The Krýsuvík sinter deposits
The team studied how the hot-spring environment changed progressively away from the vent. Close to the vent are the hottest waters (over 75°C) and the most acidic, and here there were no structures recognisable of specific microbial communities. This is because the extreme conditions and fast precipitation of sinter prevents the formation of clear structures. As the team sampled further from the vent, where temperatures decrease to below 75°C, mats encrusting the floor of abandoned meanders and desiccated ponds display individual microbial filaments and coccoids.

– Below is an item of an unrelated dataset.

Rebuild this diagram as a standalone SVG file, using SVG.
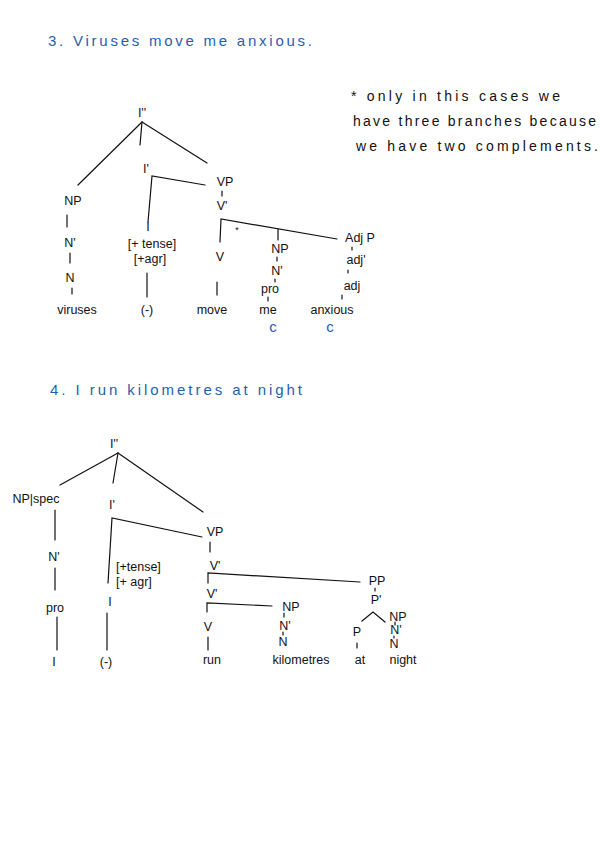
<svg xmlns="http://www.w3.org/2000/svg" width="600" height="848" viewBox="0 0 600 848">
<style>
text{font-family:"Liberation Sans","DejaVu Sans",sans-serif;font-size:12.5px;fill:#111}
.t{fill:#1f5fb0;font-size:15px}
.n{font-size:14px}
.c{fill:#1f5fb0;font-size:15px}
.m{text-anchor:middle}
line,polyline{stroke:#111;stroke-width:1.2;fill:none;stroke-linecap:round}
</style>
<rect width="600" height="848" fill="#fff"/>
<text class="t" x="48" y="46" textLength="264" lengthAdjust="spacing">3. Viruses move me anxious.</text>
<g id="note">
<text class="n" x="351" y="101" textLength="209" lengthAdjust="spacing">* only in this cases we</text>
<text class="n" x="353" y="126" textLength="243" lengthAdjust="spacing">have three branches because</text>
<text class="n" x="356" y="151" textLength="242" lengthAdjust="spacing">we have two complements.</text>
</g>
<g id="connectors">
<!-- tree 1 -->
<line x1="142" y1="122" x2="78" y2="185"/>
<line x1="142" y1="122" x2="140" y2="145"/>
<line x1="142" y1="122" x2="207" y2="163"/>
<line x1="67" y1="215" x2="67" y2="227"/>
<line x1="70" y1="253" x2="70" y2="263"/>
<line x1="72" y1="288" x2="72" y2="294"/>
<polyline points="205,185 152,176 148,222"/>
<line x1="147" y1="273" x2="147" y2="297"/>
<line x1="222" y1="191" x2="222" y2="196"/>
<polyline points="337,239 221,219 220,242"/>
<line x1="217" y1="282" x2="217" y2="295"/>
<line x1="278" y1="229" x2="278" y2="240"/>
<line x1="277" y1="257" x2="277" y2="261"/>
<line x1="275" y1="279" x2="275" y2="282"/>
<line x1="268" y1="297" x2="268" y2="301"/>
<line x1="352" y1="247" x2="352" y2="250"/>
<line x1="348" y1="270" x2="348" y2="273"/>
<line x1="342" y1="295" x2="342" y2="299"/>
<!-- tree 2 -->
<line x1="118" y1="453" x2="60" y2="485"/>
<line x1="118" y1="453" x2="113" y2="483"/>
<line x1="118" y1="453" x2="203" y2="512"/>
<line x1="55" y1="510" x2="55" y2="540"/>
<line x1="55" y1="568" x2="55" y2="590"/>
<line x1="57" y1="617" x2="57" y2="650"/>
<polyline points="202,537 112,518 108,583"/>
<line x1="107" y1="613" x2="107" y2="650"/>
<line x1="210" y1="542" x2="210" y2="552"/>
<polyline points="360,582 208,573 208,583"/>
<polyline points="272,606 207,603 207,612"/>
<line x1="208" y1="637" x2="208" y2="650"/>
<line x1="375" y1="588" x2="375" y2="591"/>
<polyline points="362,621 373,612 385,622"/>
<line x1="357" y1="643" x2="357" y2="648"/>
<line x1="284" y1="613" x2="284" y2="617"/>
<line x1="283" y1="632" x2="283" y2="635"/>
<line x1="395" y1="622" x2="395" y2="625"/>
<line x1="394" y1="636" x2="394" y2="638"/>
</g>
<g id="tree1">
<g id="n-I2"><text class="m" x="142" y="117">I''</text></g>
<g id="n-Ibar"><text class="m" x="146" y="173">I'</text></g>
<g id="n-NP1"><text class="m" x="73" y="205">NP</text></g>
<g id="n-Nbar1"><text class="m" x="70" y="247">N'</text></g>
<g id="n-N1"><text class="m" x="70" y="282">N</text></g>
<g id="n-viruses"><text class="m" x="77" y="314">viruses</text></g>
<g id="n-I1"><text class="m" x="148" y="231">I</text></g>
<g id="n-tense1"><text class="m" x="152" y="248">[+ tense]</text></g>
<g id="n-agr1"><text class="m" x="150" y="263">[+agr]</text></g>
<g id="n-empty1"><text class="m" x="147" y="314">(-)</text></g>
<g id="n-VP1"><text class="m" x="225" y="186">VP</text></g>
<g id="n-Vbar1"><text class="m" x="222" y="210">V'</text></g>
<g id="n-star"><text class="m" x="237" y="233" style="font-size:9px">*</text></g>
<g id="n-V1"><text class="m" x="220" y="261">V</text></g>
<g id="n-move"><text class="m" x="212" y="314">move</text></g>
<g id="n-NP2"><text class="m" x="280" y="253">NP</text></g>
<g id="n-Nbar2"><text class="m" x="277" y="275">N'</text></g>
<g id="n-pro1"><text class="m" x="270" y="293">pro</text></g>
<g id="n-me"><text class="m" x="268" y="314">me</text></g>
<g id="n-c1"><text class="c m" x="273" y="332">c</text></g>
<g id="n-AdjP"><text class="m" x="360" y="242">Adj P</text></g>
<g id="n-adjbar"><text class="m" x="356" y="264">adj'</text></g>
<g id="n-adj"><text class="m" x="352" y="290">adj</text></g>
<g id="n-anxious"><text class="m" x="332" y="314">anxious</text></g>
<g id="n-c2"><text class="c m" x="330" y="332">c</text></g>
</g>
<text class="t" x="50" y="395" textLength="252" lengthAdjust="spacing">4. I run kilometres at night</text>
<g id="tree2">
<g id="m-I2"><text class="m" x="114" y="448">I''</text></g>
<g id="m-NPspec"><text class="m" x="36" y="503">NP|spec</text></g>
<g id="m-Nbar"><text class="m" x="54" y="561">N'</text></g>
<g id="m-pro"><text class="m" x="55" y="612">pro</text></g>
<g id="m-I"><text class="m" x="54" y="666">I</text></g>
<g id="m-Ibar"><text class="m" x="112" y="509">I'</text></g>
<g id="m-tense"><text x="116" y="571">[+tense]</text></g>
<g id="m-agr"><text x="116" y="586">[+ agr]</text></g>
<g id="m-Iin"><text class="m" x="110" y="606">I</text></g>
<g id="m-empty"><text class="m" x="106" y="666">(-)</text></g>
<g id="m-VP"><text class="m" x="215" y="536">VP</text></g>
<g id="m-Vbar1"><text class="m" x="215" y="570">V'</text></g>
<g id="m-Vbar2"><text class="m" x="212" y="598">V'</text></g>
<g id="m-V"><text class="m" x="208" y="631">V</text></g>
<g id="m-run"><text class="m" x="212" y="664">run</text></g>
<g id="m-NP"><text class="m" x="291" y="611">NP</text></g>
<g id="m-Nbar2"><text class="m" x="285" y="630">N'</text></g>
<g id="m-N2"><text class="m" x="283" y="646">N</text></g>
<g id="m-kilometres"><text class="m" x="301" y="664">kilometres</text></g>
<g id="m-PP"><text class="m" x="377" y="585">PP</text></g>
<g id="m-Pbar"><text class="m" x="376" y="604">P'</text></g>
<g id="m-P"><text class="m" x="357" y="636">P</text></g>
<g id="m-at"><text class="m" x="360" y="664">at</text></g>
<g id="m-NP3"><text class="m" x="398" y="621">NP</text></g>
<g id="m-Nbar3"><text class="m" x="396" y="634">N'</text></g>
<g id="m-N3"><text class="m" x="394" y="648">N</text></g>
<g id="m-night"><text class="m" x="403" y="664">night</text></g>
</g>
</svg>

Biomarker analyses point to intergrowths of cyanobacteria, Aquificales and sulfate-reducing bacteria and methanogenic archaea. In addition, the team was able to link the types of microorganisms to their distinct textures. Filament-shaped microbes indicated the presence of cyanobacteria, formerly known as blue-green algae, which use sunlight to make their own food. They are a very important group of photosynthetic bacteria on Earth and are also among the oldest fossils discovered, suggesting they may have played a very important role in the evolution of life on Earth. The rods and coccoid (spherical) shapes suggest other types of chemotrophic bacteria and heterotrophic fungi that are adapted to life in hot springs.

Martian implications
The Icelandic silica sinters are considered as analogous to hydrated silica occurrences on Mars discovered by the rover. Not only does this suggest there was once water present on Mars in enough abundance for features such as hydrothermal springs, but scientists can study the deposits in Iceland to understand what types of microbial communities might once have lived there. Ultimately, collecting sinter samples from Mars and returning them to Earth for biomarker and microscopic analysis to understand their textures will provide an answer to the question of whether there was life under these conditions on Mars, but until then scientists can continue to study the present-day sinter deposits and gather clues about the origins of life on Earth.